= Objective =
Print the lines that start the entries and continue through the one holding "const yMinorTicks = [1, 3, 5, 7, 9];", please, exactly and with the pictures omitted.

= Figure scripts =
__________________________________________________

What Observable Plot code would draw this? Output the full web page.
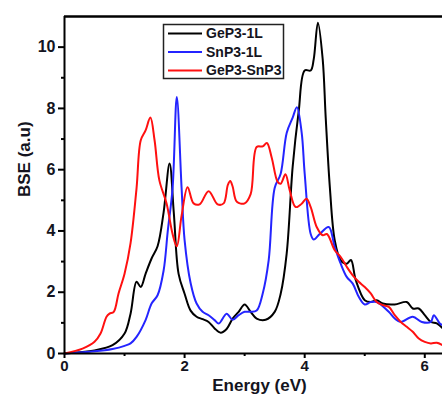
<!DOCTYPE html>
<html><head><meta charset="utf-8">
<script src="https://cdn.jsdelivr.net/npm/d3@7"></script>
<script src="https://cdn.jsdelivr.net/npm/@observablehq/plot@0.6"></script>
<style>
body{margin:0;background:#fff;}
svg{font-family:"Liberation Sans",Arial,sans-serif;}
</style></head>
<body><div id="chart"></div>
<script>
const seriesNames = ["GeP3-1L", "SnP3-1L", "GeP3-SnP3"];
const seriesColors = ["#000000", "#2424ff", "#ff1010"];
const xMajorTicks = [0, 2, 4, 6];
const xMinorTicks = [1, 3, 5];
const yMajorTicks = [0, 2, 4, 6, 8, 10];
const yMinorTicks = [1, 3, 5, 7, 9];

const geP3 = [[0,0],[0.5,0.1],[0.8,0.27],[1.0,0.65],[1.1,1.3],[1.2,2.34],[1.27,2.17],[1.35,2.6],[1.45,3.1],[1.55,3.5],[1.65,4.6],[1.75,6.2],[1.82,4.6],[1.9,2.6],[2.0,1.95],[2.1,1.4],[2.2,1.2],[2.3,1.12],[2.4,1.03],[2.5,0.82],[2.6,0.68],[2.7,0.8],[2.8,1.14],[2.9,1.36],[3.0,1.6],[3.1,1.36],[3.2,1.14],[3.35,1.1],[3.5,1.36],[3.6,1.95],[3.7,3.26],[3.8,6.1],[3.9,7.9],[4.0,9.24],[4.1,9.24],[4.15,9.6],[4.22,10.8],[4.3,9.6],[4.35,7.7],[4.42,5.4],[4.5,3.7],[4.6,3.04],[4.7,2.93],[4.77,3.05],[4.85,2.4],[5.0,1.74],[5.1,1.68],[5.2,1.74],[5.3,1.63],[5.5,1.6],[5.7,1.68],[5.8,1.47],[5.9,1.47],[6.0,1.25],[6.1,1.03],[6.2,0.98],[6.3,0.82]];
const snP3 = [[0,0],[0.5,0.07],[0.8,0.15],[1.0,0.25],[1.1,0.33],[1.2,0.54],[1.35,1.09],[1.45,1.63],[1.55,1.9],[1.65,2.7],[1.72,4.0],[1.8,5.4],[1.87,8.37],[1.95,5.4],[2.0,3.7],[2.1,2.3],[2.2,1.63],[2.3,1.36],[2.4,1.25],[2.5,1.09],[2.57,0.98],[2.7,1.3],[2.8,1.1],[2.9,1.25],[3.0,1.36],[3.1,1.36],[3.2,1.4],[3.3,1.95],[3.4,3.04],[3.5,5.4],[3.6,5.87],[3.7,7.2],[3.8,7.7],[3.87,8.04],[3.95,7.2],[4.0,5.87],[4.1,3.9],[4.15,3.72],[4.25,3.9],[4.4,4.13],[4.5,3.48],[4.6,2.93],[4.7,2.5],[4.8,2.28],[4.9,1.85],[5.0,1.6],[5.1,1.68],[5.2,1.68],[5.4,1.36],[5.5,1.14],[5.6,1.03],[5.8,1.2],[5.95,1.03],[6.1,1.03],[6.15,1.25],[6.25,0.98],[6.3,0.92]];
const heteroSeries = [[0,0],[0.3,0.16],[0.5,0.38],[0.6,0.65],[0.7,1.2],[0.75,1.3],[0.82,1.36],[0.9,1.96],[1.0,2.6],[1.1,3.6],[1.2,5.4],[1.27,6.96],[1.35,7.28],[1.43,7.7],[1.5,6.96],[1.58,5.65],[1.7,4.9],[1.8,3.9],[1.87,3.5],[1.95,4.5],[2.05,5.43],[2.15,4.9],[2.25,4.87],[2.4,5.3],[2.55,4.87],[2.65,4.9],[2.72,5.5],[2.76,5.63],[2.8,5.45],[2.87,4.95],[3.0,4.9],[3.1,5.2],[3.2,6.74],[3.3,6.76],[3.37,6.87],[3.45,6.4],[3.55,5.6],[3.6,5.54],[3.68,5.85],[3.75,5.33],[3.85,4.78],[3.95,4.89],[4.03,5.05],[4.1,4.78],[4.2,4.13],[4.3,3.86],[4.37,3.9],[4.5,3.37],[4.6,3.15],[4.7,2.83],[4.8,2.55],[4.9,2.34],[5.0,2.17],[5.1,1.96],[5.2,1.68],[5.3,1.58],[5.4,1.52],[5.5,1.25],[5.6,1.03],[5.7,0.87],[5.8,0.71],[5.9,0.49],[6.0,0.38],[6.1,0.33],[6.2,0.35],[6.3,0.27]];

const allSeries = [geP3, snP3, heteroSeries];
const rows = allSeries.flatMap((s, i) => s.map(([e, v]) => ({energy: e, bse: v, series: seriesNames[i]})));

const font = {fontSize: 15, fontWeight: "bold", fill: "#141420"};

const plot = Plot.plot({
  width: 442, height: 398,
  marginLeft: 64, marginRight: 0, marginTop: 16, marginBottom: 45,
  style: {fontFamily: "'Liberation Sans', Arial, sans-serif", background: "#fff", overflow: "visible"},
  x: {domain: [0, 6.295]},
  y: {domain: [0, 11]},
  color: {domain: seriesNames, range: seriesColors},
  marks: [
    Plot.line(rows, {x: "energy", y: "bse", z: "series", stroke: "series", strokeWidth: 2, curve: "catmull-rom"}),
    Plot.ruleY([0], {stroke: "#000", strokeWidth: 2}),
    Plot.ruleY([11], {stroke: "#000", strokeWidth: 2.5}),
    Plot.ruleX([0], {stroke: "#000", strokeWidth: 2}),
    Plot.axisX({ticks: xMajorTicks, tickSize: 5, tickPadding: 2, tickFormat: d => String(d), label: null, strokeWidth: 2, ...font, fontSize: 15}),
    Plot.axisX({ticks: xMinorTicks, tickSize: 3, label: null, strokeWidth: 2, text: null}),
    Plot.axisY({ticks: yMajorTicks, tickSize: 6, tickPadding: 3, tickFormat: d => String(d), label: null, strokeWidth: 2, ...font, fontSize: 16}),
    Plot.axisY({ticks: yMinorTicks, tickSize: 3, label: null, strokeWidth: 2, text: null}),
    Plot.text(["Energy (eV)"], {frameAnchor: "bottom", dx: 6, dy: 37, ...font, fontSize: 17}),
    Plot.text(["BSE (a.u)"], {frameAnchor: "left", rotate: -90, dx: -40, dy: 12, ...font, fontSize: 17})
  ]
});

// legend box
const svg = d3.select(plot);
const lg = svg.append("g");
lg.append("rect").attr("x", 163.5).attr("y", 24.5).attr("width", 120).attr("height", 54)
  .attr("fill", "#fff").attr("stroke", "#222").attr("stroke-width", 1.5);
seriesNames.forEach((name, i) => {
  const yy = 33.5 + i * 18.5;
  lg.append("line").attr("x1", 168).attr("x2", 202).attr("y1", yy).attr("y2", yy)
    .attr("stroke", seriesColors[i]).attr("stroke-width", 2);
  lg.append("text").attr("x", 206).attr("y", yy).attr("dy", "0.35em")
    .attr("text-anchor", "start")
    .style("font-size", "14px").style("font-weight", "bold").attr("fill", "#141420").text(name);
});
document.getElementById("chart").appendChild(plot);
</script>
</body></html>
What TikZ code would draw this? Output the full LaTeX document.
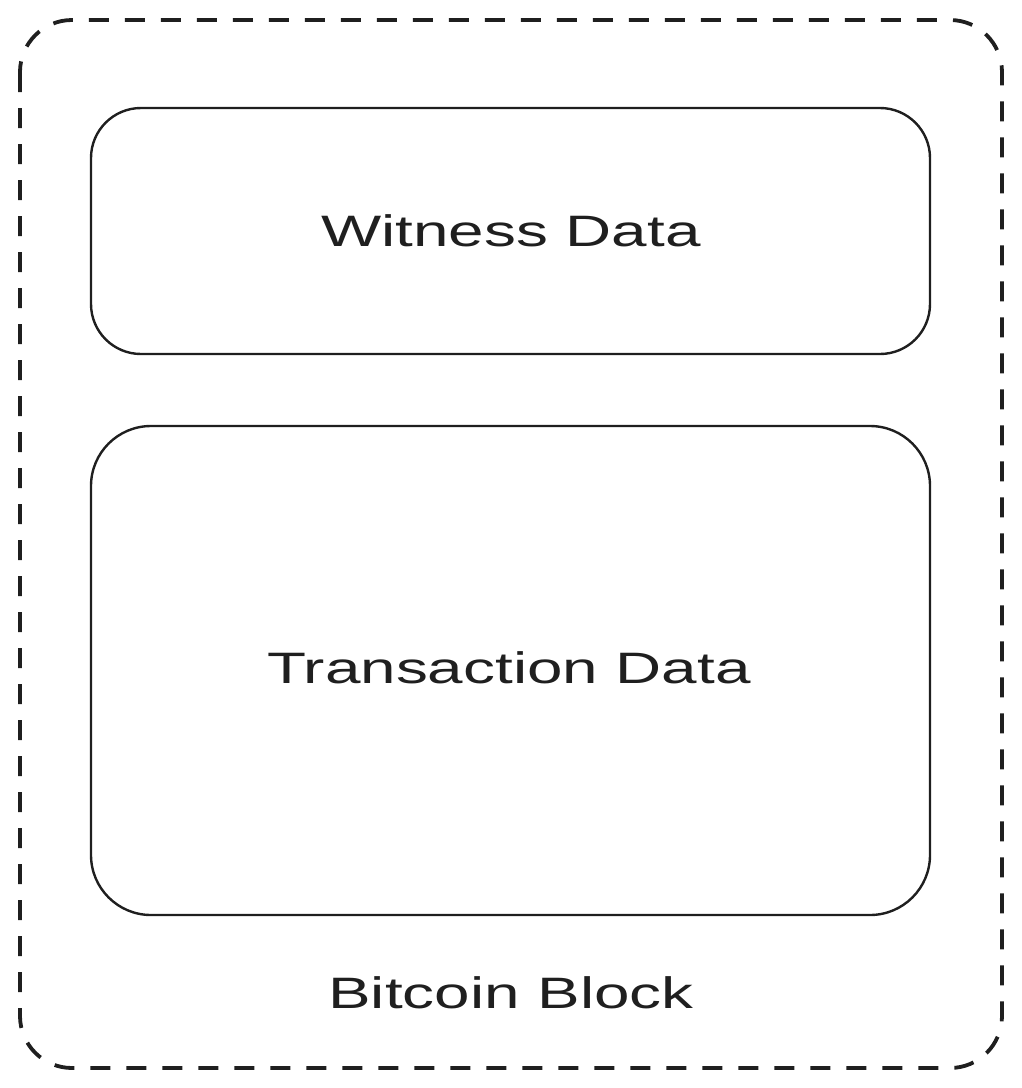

__________________________________________________

= Output of the exercise =
What Observable Plot code would draw this? Output the full web page.
<!DOCTYPE html>
<html><head><meta charset="utf-8">
<script src="https://cdn.jsdelivr.net/npm/d3@7"></script>
<script src="https://cdn.jsdelivr.net/npm/@observablehq/plot@0.6"></script>
<style>
body{margin:0;background:#fff;}
svg{font-family:"Liberation Sans",Arial,sans-serif;}
</style></head>
<body><div id="chart"></div>
<script>
const seriesNames = ["GeP3-1L", "SnP3-1L", "GeP3-SnP3"];
const seriesColors = ["#000000", "#2424ff", "#ff1010"];
const xMajorTicks = [0, 2, 4, 6];
const xMinorTicks = [1, 3, 5];
const yMajorTicks = [0, 2, 4, 6, 8, 10];
const yMinorTicks = [1, 3, 5, 7, 9];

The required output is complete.